Just read your comments about the anchors. The reason they end up where they do is that setting the anchors there tends to be a pretty involved process; usually with some insecure trad placements, back tension on the rope, the thrill of drilling with a wicked pendulum if you cut loose....
Unlike the route clips, we don't get much of a chance to refine the anchors before committing. Most of the time we're guessing that the anchors are in line over the objective. Then, once the anchors are set, away goes the top-rigging, and with it the ability to reset the anchors. I don't think any of the Head crew would object to anyone with initiative refining problems like this. Just as long as they are competent bolters and everyone agrees. In the meantime, start rapping more instead of lowering and that'll help minimize the Head effect on your ropes. But regardless, DH is harder on your ropes than most places.
By Monty
From: Golden, CO
Aug 25, 2009

Thanks Mike, I totally understand the strain of placing those first bolts, and I do consistently rap from anchors at both DH and T-Ridge. I would love to help spruce up the crag (if possible), with the FA's permission. On this route there will always be drag from the roof, but moving the anchor down 6-8ft will greatly reduce some of that drag.
By Tzilla Rapdrilla
Aug 26, 2009


By all means feel free to drop the anchor a bit lower. I've been trying to fix up some of the old stuff here and there and could really use the help.

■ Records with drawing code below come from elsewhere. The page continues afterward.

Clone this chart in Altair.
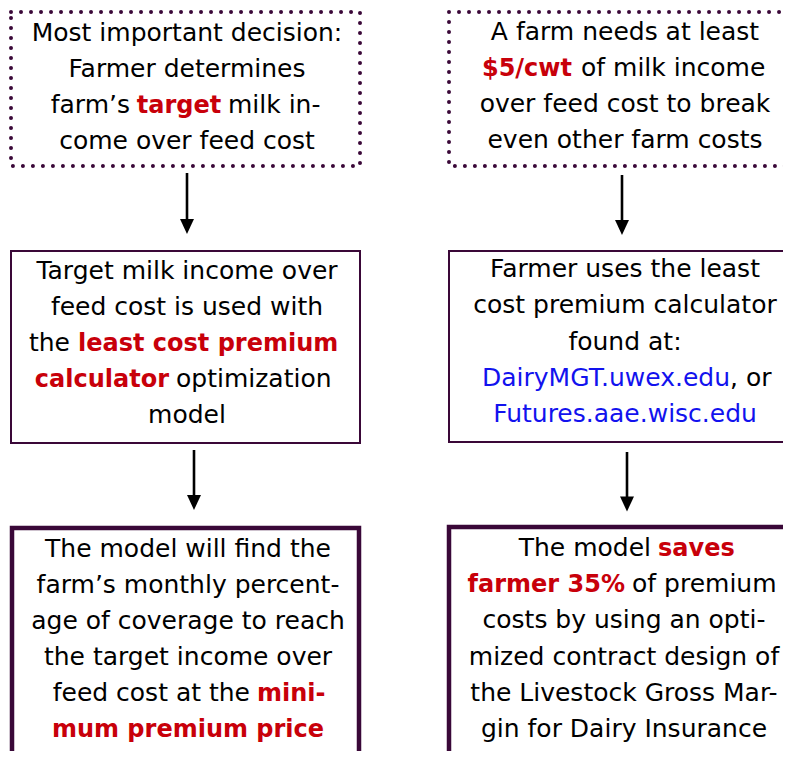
import altair as alt
import pandas as pd

# ---------------- content (text of the six boxes) ----------------
# style codes: "n" = normal black, "r" = bold red, "b" = blue link
BOX_TL = [
    [("Most important decision:", "n")],
    [("Farmer determines", "n")],
    [("farm’s", "n"), ("target", "r"), ("milk in-", "n")],
    [("come over feed cost", "n")],
]
BOX_TR = [
    [("A farm needs at least", "n")],
    [("$5/cwt", "r"), ("of milk income", "n")],
    [("over feed cost to break", "n")],
    [("even other farm costs", "n")],
]
BOX_ML = [
    [("Target milk income over", "n")],
    [("feed cost is used with", "n")],
    [("the", "n"), ("least cost premium", "r")],
    [("calculator", "r"), ("optimization", "n")],
    [("model", "n")],
]
BOX_MR = [
    [("Farmer uses the least", "n")],
    [("cost premium calculator", "n")],
    [("found at:", "n")],
    [("DairyMGT.uwex.edu", "b"), (", or", "n")],
    [("Futures.aae.wisc.edu", "b")],
]
BOX_BL = [
    [("The model will find the", "n")],
    [("farm’s monthly percent-", "n")],
    [("age of coverage to reach", "n")],
    [("the target income over", "n")],
    [("feed cost at the", "n"), ("mini-", "r")],
    [("mum premium price", "r")],
]
BOX_BR = [
    [("The model", "n"), ("saves", "r")],
    [("farmer 35%", "r"), ("of premium", "n")],
    [("costs by using an opti-", "n")],
    [("mized contract design of", "n")],
    [("the Livestock Gross Mar-", "n")],
    [("gin for Dairy Insurance", "n")],
]

# ---------------- layout (page pixel coordinates) ----------------
W, H = 775, 743
X0, Y0 = 8, 8

# box frames: x1, x2, y1, y2, kind
boxes = pd.DataFrame([
    dict(x1=11, x2=360, y1=12, y2=166, kind="dot"),
    dict(x1=449, x2=900, y1=12, y2=166, kind="dot"),
    dict(x1=11, x2=360, y1=251, y2=443, kind="thin"),
    dict(x1=449, x2=900, y1=251, y2=442, kind="thin"),
    dict(x1=12, x2=359, y1=528, y2=900, kind="thick"),
    dict(x1=449, x2=900, y1=527, y2=900, kind="thick"),
])

# arrows: shaft top, shaft bottom, head centre
arrows = pd.DataFrame([
    dict(x=187, ya=173, yb=221, yh=226.5),
    dict(x=622, ya=175, yb=222, yh=227.5),
    dict(x=194, ya=450, yb=497, yh=502.5),
    dict(x=627, ya=452, yb=498, yh=504),
])

# per box: lines, column centre, baselines, per-line anchors (x, align) for mixed lines
LAYOUT = [
    (BOX_TL, 187, [41, 77, 113, 149], {2: [(130, "right"), (179, "center"), (228, "left")]}),
    (BOX_TR, 625, [40, 76, 112, 148], {1: [(572, "right"), (581, "left")]}),
    (BOX_ML, 187, [279, 315, 351, 387, 423], {2: [(70, "right"), (78, "left")],
                                               3: [(169, "right"), (176, "left")]}),
    (BOX_MR, 625, [277, 313, 350, 386, 422], {3: [(730, "right"), (730, "left")]}),
    (BOX_BL, 188, [557, 593, 629, 665, 701, 737], {4: [(250, "right"), (257, "left")]}),
    (BOX_BR, 624, [556, 592, 628, 665, 701, 737], {0: [(651, "right"), (658, "left")],
                                                   1: [(625, "right"), (632, "left")]}),
]

rows = []
for lines, cx, bases, anchors in LAYOUT:
    for i, segs in enumerate(lines):
        if i in anchors:
            for (txt, st), (ax, al) in zip(segs, anchors[i]):
                rows.append(dict(x=ax, y=bases[i], text=txt, style=st, align=al))
        else:
            txt, st = segs[0]
            rows.append(dict(x=cx, y=bases[i], text=txt, style=st, align="center"))
texts = pd.DataFrame(rows)

XS = alt.Scale(domain=[X0, X0 + W])
YS = alt.Scale(domain=[Y0, Y0 + H], reverse=True)

FRAME = "#3a0838"
STYLES = {
    "n": dict(color="black", fontWeight="normal", fontSize=25),
    "r": dict(color="#c8000a", fontWeight="bold", fontSize=24),
    "b": dict(color="#1212ee", fontWeight="normal", fontSize=25),
}
KIND = {
    "dot": dict(strokeWidth=4, strokeDash=[0.001, 10], strokeCap="round"),
    "thin": dict(strokeWidth=2),
    "thick": dict(strokeWidth=4.5),
}

layers = []
for kind, props in KIND.items():
    layers.append(
        alt.Chart(boxes).transform_filter(alt.datum.kind == kind)
        .mark_rect(fill="white", stroke=FRAME, clip=True, **props)
        .encode(x=alt.X("x1:Q", scale=XS, axis=None), x2="x2:Q",
                y=alt.Y("y1:Q", scale=YS, axis=None), y2="y2:Q")
    )

layers.append(
    alt.Chart(arrows).mark_rule(color="black", strokeWidth=2.6)
    .encode(x=alt.X("x:Q", scale=XS, axis=None),
            y=alt.Y("ya:Q", scale=YS, axis=None), y2="yb:Q")
)
layers.append(
    alt.Chart(arrows).mark_point(shape="M-0.93,-1L0.93,-1L0,1Z", filled=True,
                                 color="black", opacity=1, size=225, strokeWidth=0)
    .encode(x=alt.X("x:Q", scale=XS, axis=None),
            y=alt.Y("yh:Q", scale=YS, axis=None))
)

for st, sp in STYLES.items():
    for al in ["left", "center", "right"]:
        sub = texts[(texts["style"] == st) & (texts["align"] == al)]
        if len(sub) == 0:
            continue
        layers.append(
            alt.Chart(texts)
            .transform_filter((alt.datum.style == st) & (alt.datum.align == al))
            .mark_text(align=al, baseline="alphabetic", font="DejaVu Sans", **sp)
            .encode(x=alt.X("x:Q", scale=XS, axis=None),
                    y=alt.Y("y:Q", scale=YS, axis=None),
                    text="text:N")
        )

chart = (
    alt.layer(*layers)
    .properties(width=W, height=H, padding=0,
                autosize=alt.AutoSizeParams(type="none"), background="white")
    .configure_view(stroke=None)
)

chart.save("out.html", embed_options={"renderer": "svg", "actions": False})
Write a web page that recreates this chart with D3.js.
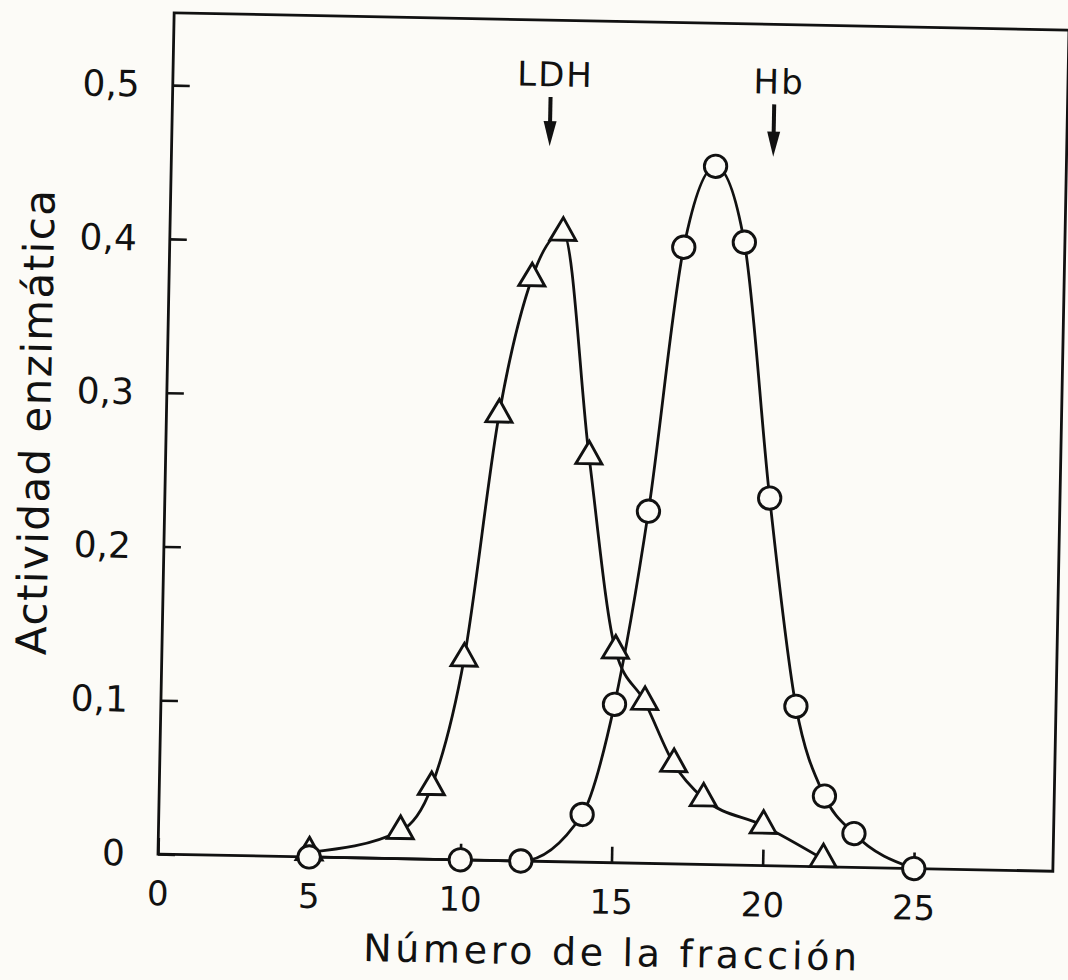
<!DOCTYPE html>
<html>
<head>
<meta charset="utf-8">
<script src="https://cdn.jsdelivr.net/npm/d3@7"></script>
<style>
  html, body { margin: 0; padding: 0; background: #fcfbf7; }
  svg { display: block; }
</style>
</head>
<body>
<svg id="chart" width="1068" height="980"></svg>
<script>
// ---- data ----
const fractionLDH = [5, 8, 9, 10, 11, 12, 13, 14, 15, 16, 17, 18, 20, 22];
const activityLDH = [0.003, 0.018, 0.047, 0.131, 0.290, 0.379, 0.409, 0.264, 0.138, 0.105, 0.065, 0.043, 0.026, 0.005];

const fractionHb = [5, 10, 12, 14, 15, 16, 17, 18, 19, 20, 21, 22, 23, 25];
const activityHb = [0, 0, 0, 0.031, 0.103, 0.229, 0.401, 0.454, 0.405, 0.239, 0.104, 0.046, 0.022, 0];

const xTicks = [0, 5, 10, 15, 20, 25];
const xTickLabels = ["0", "5", "10", "15", "20", "25"];
const yTicks = [0, 0.1, 0.2, 0.3, 0.4, 0.5];
const yTickLabels = ["0", "0,1", "0,2", "0,3", "0,4", "0,5"];

const markerNames = ["LDH", "Hb"];
const markerLabelX = [12.65, 20.05];
const markerLabelY = [0.504, 0.502];
const markerArrowX = [12.5, 19.9];
const markerArrowTop = [0.497, 0.495];
const markerArrowTip = [0.465, 0.461];

const xTitle = "Número de la fracción";
const yTitle = "Actividad enzimática";

// ---- layout ----
const svg = d3.select("#chart");
const ink = "#111111";
const paper = "#fcfbf7";
const font = "DejaVu Sans, sans-serif";

const x = d3.scaleLinear().domain([0, 29.6]).range([158, 1053]);
const y = d3.scaleLinear().domain([0, 0.547]).range([854, 12.7]);

// the scanned figure is slightly tilted
const g = svg.append("g").attr("transform", "rotate(1.1,157,854)");

// frame
g.append("rect")
  .attr("x", x(0)).attr("y", y(0.547))
  .attr("width", x(29.6) - x(0)).attr("height", y(0) - y(0.547))
  .attr("fill", "none").attr("stroke", ink).attr("stroke-width", 2.8);

// axes
const yAxis = d3.axisLeft(y)
  .tickValues(yTicks)
  .tickFormat((d, i) => yTickLabels[i])
  .tickSizeInner(-17).tickSizeOuter(0).tickPadding(33);
const yg = g.append("g").attr("transform", `translate(${x(0)},0)`).call(yAxis);

const xAxis = d3.axisBottom(x)
  .tickValues(xTicks)
  .tickFormat((d, i) => xTickLabels[i])
  .tickSizeInner(-16).tickSizeOuter(0).tickPadding(27);
const xg = g.append("g").attr("transform", `translate(0,${y(0)})`).call(xAxis);

[yg, xg].forEach(a => {
  a.select(".domain").remove();
  a.selectAll(".tick line").attr("stroke", ink).attr("stroke-width", 2.6);
});
yg.selectAll(".tick text")
  .attr("fill", ink)
  .style("font-family", font)
  .style("font-size", "36px");
xg.selectAll(".tick text")
  .attr("fill", ink)
  .style("font-family", font)
  .style("font-size", "34px");

// axis titles
g.append("text")
  .attr("x", (x(0) + x(29.6)) / 2 + 6.5).attr("y", 957)
  .attr("text-anchor", "middle")
  .attr("textLength", 494).attr("lengthAdjust", "spacing")
  .attr("fill", ink)
  .style("font-family", font).style("font-size", "38px")
  .text(xTitle);

g.append("text")
  .attr("transform", `translate(42,${y(0.279)}) rotate(-90)`)
  .attr("text-anchor", "middle")
  .attr("textLength", 465).attr("lengthAdjust", "spacing")
  .attr("fill", ink)
  .style("font-family", font).style("font-size", "42px")
  .text(yTitle);

// curves
const line = d3.line()
  .x(d => x(d[0]))
  .y(d => y(d[1]))
  .curve(d3.curveMonotoneX);

const ldh = fractionLDH.map((f, i) => [f, activityLDH[i]]);
const hb = fractionHb.map((f, i) => [f, activityHb[i]]);

g.append("path").attr("d", line(ldh))
  .attr("fill", "none").attr("stroke", ink).attr("stroke-width", 2.8);
g.append("path").attr("d", line(hb))
  .attr("fill", "none").attr("stroke", ink).attr("stroke-width", 2.8);

// triangles (LDH)
const side = 26;
const triSize = Math.pow(side / (2 * Math.sqrt(3)), 2) * 3 * Math.sqrt(3);
g.selectAll("path.tri").data(ldh).enter().append("path")
  .attr("class", "tri")
  .attr("d", d3.symbol().type(d3.symbolTriangle).size(triSize))
  .attr("transform", d => `translate(${x(d[0])},${y(d[1])})`)
  .attr("fill", paper).attr("stroke", ink).attr("stroke-width", 2.9)
  .attr("stroke-linejoin", "miter");

// circles (Hb)
g.selectAll("circle.hb").data(hb).enter().append("circle")
  .attr("class", "hb")
  .attr("cx", d => x(d[0])).attr("cy", d => y(d[1]))
  .attr("r", 11.2)
  .attr("fill", paper).attr("stroke", ink).attr("stroke-width", 2.9);

// peak markers (LDH, Hb) with arrows
markerNames.forEach((name, i) => {
  g.append("text")
    .attr("x", x(markerLabelX[i])).attr("y", y(markerLabelY[i]))
    .attr("text-anchor", "middle")
    .attr("fill", ink)
    .style("font-family", font).style("font-size", "34px")
    .style("letter-spacing", "2px")
    .text(name);
  const ax = x(markerArrowX[i]);
  const yTop = y(markerArrowTop[i]);
  const yTip = y(markerArrowTip[i]);
  const headLen = 25, headHalf = 6.5;
  g.append("line")
    .attr("x1", ax).attr("x2", ax)
    .attr("y1", yTop).attr("y2", yTip - headLen + 2)
    .attr("stroke", ink).attr("stroke-width", 4);
  const p = d3.path();
  p.moveTo(ax - headHalf, yTip - headLen);
  p.lineTo(ax + headHalf, yTip - headLen);
  p.lineTo(ax, yTip);
  p.closePath();
  g.append("path").attr("d", p.toString()).attr("fill", ink);
});
</script>
</body>
</html>
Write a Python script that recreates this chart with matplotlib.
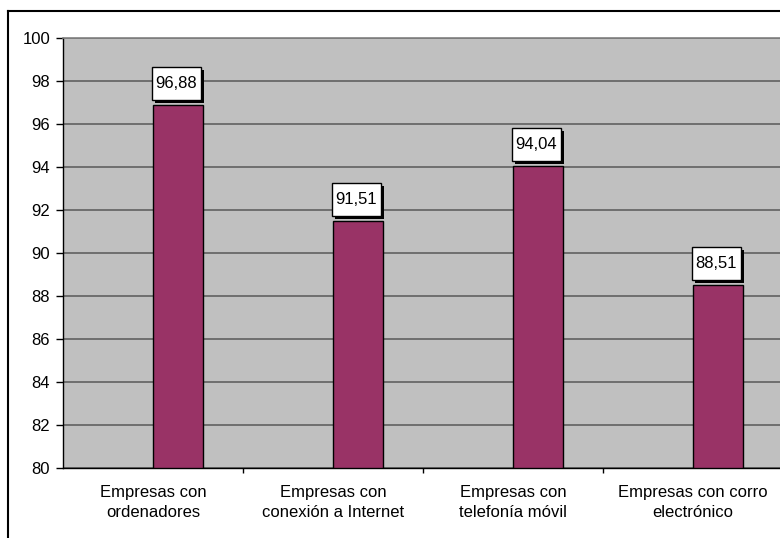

Please post whatever you fix so that I can keep the info up to date. Glad to hear you have liked some of the routes, it makes all the work worthwhile!
By Tzilla Rapdrilla
Sep 27, 2010

The anchor was lowered 25' to be just above the lip of the roof on 9/25/2010. This was the highest point that the rope would drop cleanly from the anchor to the ledge and is at the end of the difficulties on the pitch. Stainless Fixe' rings and quick links on the previous protection bolt were installed. The rope will still run around the left edge of the roof, but the amount of drag and rope wear should be far less than before.
By slim
Oct 9, 2013
rating: 5.11b 6c 23 VIII- 23 E3 5c

Stellar route. The flakes at the start are way spooky, so we climbed a bit to the left. Probably similar difficulty, but you have a trade-off of solid rock for worse fall potential. Rich Magill's comment about the upper corner having sort of an impending doom feel to it is well noted. The rock and the climbing are kind of like a strange mix of a desert corner, Eldo corner, and Devil's Head features. Really cool, I highly recommend it.